#1
Writing a song for valentines day for my girl friend.
Full crits will be returned, if full crit given.


Disillusioned from who i was before,
Changed from your affect on me
Eyes that rob me blind
Blind from who i used to be.

Stare upon the stars
wonder if who is up there,
granted me this love
Doubting this, i don't dare

Pain washed away in tide
Hope falls from the blue sky
True love clashes my old morals
Stench of old lives are cut on coral.

Breathing in you presence
Seeing your grace
Im living through you
You brought me faith, just in case.

Pain washed away in tide
Hope falls from the blue sky
True love clashes my old morals
Stench of old lives are cut on coral.

Life held so stable on a thread you wove
Its amazing how you do this love
You've takin me buy such surprise
You've taken my life by stride.
Birdie Birdie in the sky, why'd you do that in my eye? Looks like Sugar, Tastes like sap.....OMG ITS BIRDIE CRAP!
#2
Quote by RRRUBEN
Disillusioned from who i was before,
Changed from your affect on me
Eyes that rob me blind
Blind from who i used to be.

Seems OK, my only gripe is the blind/Blind duplicate

Stare upon the stars
wonder if who is up there, Is "if" a typo?
granted me this love To me this needs a "who" at the start of the line
Doubting this, i don't dare

Pain washed away in tide "tide" doesn't seem right here, replacing "in" with "by the" makes more sense to me, but perhaps not what you meant?
Hope falls from the blue sky
True love clashes my old morals
Stench of old lives are cut on coral.

I don't understand the cut on coral thing, but that may just be me

Breathing in your presence
Seeing your grace
I'm living through you
You brought me faith, just in case.

The flow seems a little off in this stanza. Either the last line has too many words, or the 2nd and 3rd lines have too few.

Pain washed away in tide
Hope falls from the blue sky
True love clashes my old morals
Stench of old lives are cut on coral.

Life held so stable on a thread you wove
It's amazing how you do this love
You've taken me by such surprise
You've taken my life by stride.

Sorry, but your usage of "stride" in the last line it doesn't seem correct to me.

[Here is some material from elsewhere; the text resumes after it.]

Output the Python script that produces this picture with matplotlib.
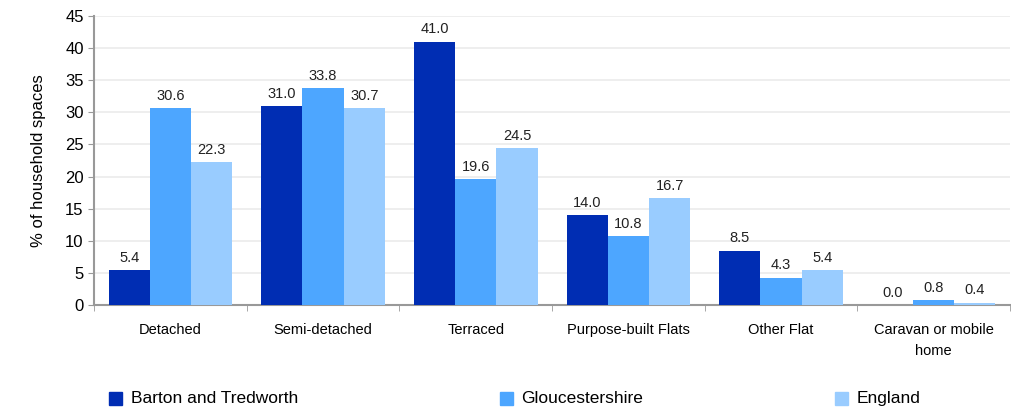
import numpy as np
import matplotlib.pyplot as plt
from matplotlib.ticker import FixedLocator

plt.rcParams['font.family'] = ['Liberation Sans', 'DejaVu Sans']

categories = ['Detached', 'Semi-detached', 'Terraced', 'Purpose-built Flats',
              'Other Flat', 'Caravan or mobile\nhome']
series = ['Barton and Tredworth', 'Gloucestershire', 'England']
barton = [5.4, 31.0, 41.0, 14.0, 8.5, 0.0]
glos = [30.6, 33.8, 19.6, 10.8, 4.3, 0.8]
england = [22.3, 30.7, 24.5, 16.7, 5.4, 0.4]
colors = ['#002DB3', '#4DA6FF', '#99CCFF']

fig = plt.figure(figsize=(10.12, 4.08), dpi=100)
ax = fig.add_axes([0.093, 0.252, 0.905, 0.709])

x = np.arange(len(categories))
w = 0.27
for i, (vals, c) in enumerate(zip([barton, glos, england], colors)):
    pos = x + (i - 1) * w
    ax.bar(pos, vals, width=w, color=c, zorder=3)
    for p, v in zip(pos, vals):
        ax.text(p, v + 0.8, f'{v:.1f}', ha='center', va='bottom', fontsize=10.5, color='#222222')

ax.set_xlim(-0.5, len(categories) - 0.5)
ax.set_ylim(0, 45)
ax.set_yticks(np.arange(0, 46, 5))
ax.tick_params(axis='y', labelsize=12, length=4, color='#999999')
ax.set_xticks(x)
ax.set_xticklabels(categories, fontsize=10.5, linespacing=1.6)
ax.tick_params(axis='x', which='major', length=0, pad=13)
ax.xaxis.set_minor_locator(FixedLocator(np.arange(-0.5, len(categories), 1)))
ax.tick_params(axis='x', which='minor', length=4, color='#999999')
ax.grid(axis='y', color='#EBEBEB', linewidth=1.2, zorder=0)
ax.set_ylabel('% of household spaces', fontsize=12, labelpad=14)

for s in ['top', 'right']:
    ax.spines[s].set_visible(False)
for s in ['left', 'bottom']:
    ax.spines[s].set_color('#999999')
    ax.spines[s].set_linewidth(1.5)

# legend entries spread across the bottom
leg_x = [0.108, 0.494, 0.825]
for hx, lab, c in zip(leg_x, series, colors):
    fig.patches.append(plt.Rectangle((hx, 0.007), 0.013, 0.032, color=c, transform=fig.transFigure))
    fig.text(hx + 0.021, 0.023, lab, fontsize=12.5, va='center', ha='left')

fig.savefig('out.png', dpi=100)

The flow seems a bit off in some of the stanzas/verses, as in not consistent, but they all hold together well enough.

My comments all sound really negative, but I think with a few revisions you could be on to something good here - just not much time to revise it before tomorrow
#3
Bumpity?
Birdie Birdie in the sky, why'd you do that in my eye? Looks like Sugar, Tastes like sap.....OMG ITS BIRDIE CRAP!